- Born: Andrew Harrison Marcus 1967 (age 57–58)
- Occupation: Physical chemist
- Awards: American Physical Society Fellow, 2014

Academic background
- Education: B.A., 1987, University of California, San Diego Ph.D., 1994, Stanford University
- Thesis: Probing the structure of bulk polymers and alloys using electronic excitation transport
- Doctoral advisor: Michael D. Fayer

= Andrew H. Marcus =

American physical chemist

Andrew H. Marcus (born 1967) is a physical chemist whose multidisciplinary research on the faculty at the University of Oregon explores macromolecular dynamics in biological environments.

== Early life and education ==
In 1987, Marcus received a B.A. from the University of California, San Diego. He earned a Ph.D. in physical chemistry at Stanford University in 1994 with advisor Michael D. Fayer. His dissertation was titled, Probing the structure of bulk polymers and alloys using electronic excitation transport. His postdoctoral work at the University of Chicago, James Franck Institute, was advised by Stuart A. Rice.

== Career ==
Marcus held a postdoctoral research position at the University of Chicago before joining the department of chemistry and biochemistry faculty at the University of Oregon in 1996.

His research interests are interdisciplinary among the Departments of Chemistry and Biochemistry, Physics, and the Oregon Center for Optical Molecular & Quantum Science. His group examines "the structure and dynamics of macromolecules in biological environments", and he collaborates with faculty in Chemistry and Physics departments, "studying the ultrafast dynamics of excited electronic-vibrational states in coupled molecular networks, which are structurally ordered in DNA".

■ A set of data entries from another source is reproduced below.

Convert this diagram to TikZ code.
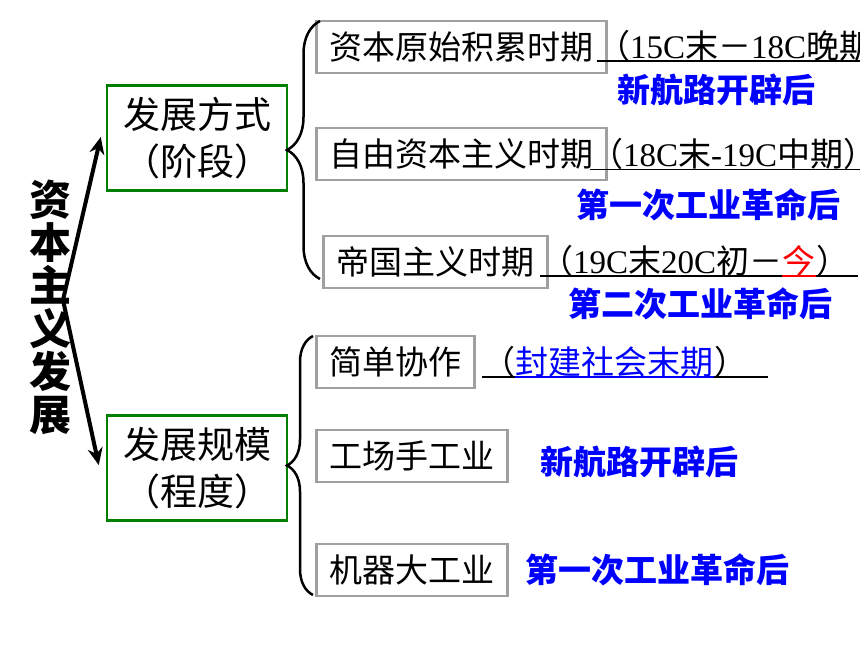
\documentclass[tikz,border=0pt]{standalone}
\usepackage{fontspec}
\setmainfont{Noto Sans CJK SC}
\newfontfamily\lat{Liberation Serif}
\usetikzlibrary{decorations.pathreplacing,arrows.meta}
\definecolor{boxgreen}{RGB}{0,128,0}
\definecolor{boxgray}{RGB}{160,160,160}
\definecolor{noteblue}{RGB}{0,0,255}
\tikzset{
  stagebox/.style={draw=boxgreen,line width=2.5pt,minimum width=180pt,minimum height=105pt,inner sep=0pt,align=center,font=\fontsize{37}{47}\selectfont},
  periodbox/.style={draw=boxgray,line width=2.5pt,minimum height=52pt,inner xsep=13pt,inner ysep=0pt,anchor=west,font=\fontsize{33}{40}\selectfont},
  datenote/.style={inner sep=0pt,anchor=base west,font=\fontsize{33}{40}\selectfont},
  eventnote/.style={text=noteblue,inner sep=0pt,font=\bfseries\fontsize{33}{40}\selectfont},
  underline/.style={line width=1.5pt},
  groupbrace/.style={decorate,decoration={brace,amplitude=#1},line width=2.5pt},
}
\begin{document}
\begin{tikzpicture}[x=1pt,y=-1pt]
\useasboundingbox (0,0) rectangle (860,645);
\clip (0,0) rectangle (860,645);
% title and the two ways
\node[inner sep=0pt,align=center,font=\bfseries\fontsize{42}{43}\selectfont] (title) at (50,307) {资\\本\\主\\义\\发\\展};
\coordinate (root) at (63,300);
\node[stagebox] (mode) at (197,138) {发展方式\\（阶段）};
\node[stagebox] (scale) at (197,468) {发展规模\\（程度）};
\draw[-{Stealth[length=17pt,width=15pt]},line width=4pt] (root) -- ([xshift=-5pt,yshift=1pt]mode.west);
\draw[-{Stealth[length=17pt,width=15pt]},line width=4pt] (root) -- ([xshift=-7pt,yshift=3pt]scale.west);

% stages
\node[periodbox] (p1) at (315,47) {资本原始积累时期};
\node[periodbox] (p2) at (315,154) {自由资本主义时期};
\node[periodbox] (p3) at (322,262) {帝国主义时期};
\coordinate (b1t) at (320,21);
\coordinate (b1b) at (320,279);
\draw[groupbrace=33pt] (b1b) -- (b1t);

\node[datenote] (d1) at (597,58) {（{\lat 15C}末－{\lat 18C}晚期};
\draw[underline] ([yshift=-3pt]d1.base west) -- ++(263,0);
\node[datenote] (d2) at (590,166.5) {（{\lat 18C}末{\lat -19C}中期）};
\draw[underline] ([yshift=-3pt]d2.base west) -- ++(270,0);
\node[datenote] (d3a) at (540,273) {（{\lat 19C}末{\lat 20C}初－};
\node[datenote,text=red] (d3b) at (d3a.base east) {今};
\node[datenote] (d3c) at (d3b.base east) {）};
\draw[underline] ([yshift=-3pt]d3a.base west) -- ++(318,0);
\draw[underline,red] ([yshift=-3pt]d3b.base west) -- ([yshift=-3pt]d3b.base east);

\node[eventnote] (e1) at (716,90) {新航路开辟后};
\node[eventnote] (e2) at (708,205) {第一次工业革命后};
\node[eventnote] (e3) at (700,304) {第二次工业革命后};

% scales
\node[periodbox] (s1) at (315,362) {简单协作};
\node[periodbox] (s2) at (315,456) {工场手工业};
\node[periodbox] (s3) at (315,570) {机器大工业};
\coordinate (b2t) at (313,336);
\coordinate (b2b) at (313,595);
\draw[groupbrace=26pt] (b2b) -- (b2t);

\node[datenote] (d4a) at (482,374) {（};
\node[datenote,text=noteblue] (d4b) at (d4a.base east) {封建社会末期};
\node[datenote] (d4c) at (d4b.base east) {）};
\draw[underline] ([yshift=-3pt]d4a.base west) -- ++(286,0);
\draw[underline,noteblue] ([yshift=-3pt]d4b.base west) -- ([yshift=-3pt]d4b.base east);

\node[eventnote] (e4) at (639,462) {新航路开辟后};
\node[eventnote] (e5) at (657,570) {第一次工业革命后};
\end{tikzpicture}
\end{document}
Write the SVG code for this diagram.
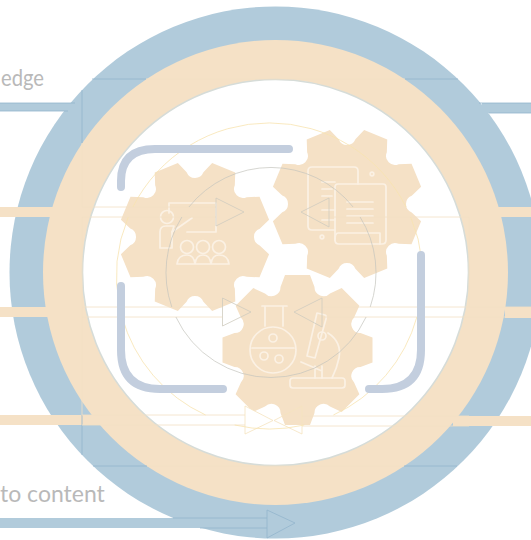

== Selected publications ==
- Tekavec, Patrick F. (2007). "Fluorescence-detected two-dimensional electronic coherence spectroscopy by acousto-optic phase modulation"
- Karki, Khadga J. (2014). "Coherent two-dimensional photocurrent spectroscopy in a PbS quantum dot photocell"
- Tekavec, Patrick F. (2006). "Wave packet interferometry and quantum state reconstruction by acousto-optic phase modulation"
- Lott, Geoffrey A. (2011). "Conformation of self-assembled porphyrin dimers in liposome vesicles by phase-modulation 2D fluorescence spectroscopy"
- Raymer, M. G. (2013). "Entangled Photon-Pair Two-Dimensional Fluorescence Spectroscopy (EPP-2DFS)"
- von Hippel, Peter H. (2013). "50 years of DNA 'Breathing': Reflections on old and new approaches [For special issue of biopolymers on 50 years of nucleic acids research]"

== Awards, honors ==

- 1997 Research Corporation Innovation Award
- 1999 NSF CAREER Award
- 2001 Innovative Polymer Research Lecturer, National Institutes of Standards and Technology
- 2014 University of Wisconsin John L. Schrag Memorial Lectureship
- 2014 Fund for Faculty Excellence Award
- 2014 Interdisciplinary Research Award, UO Office of Research, Innovation and Graduate Education
- 2014 Elected Fellow of American Physical Society. Citation: For his contribution to the development of linear and nonlinear fluorescence correlation spectroscopies, and their application to the study of the structure and dynamics of biochemical systems.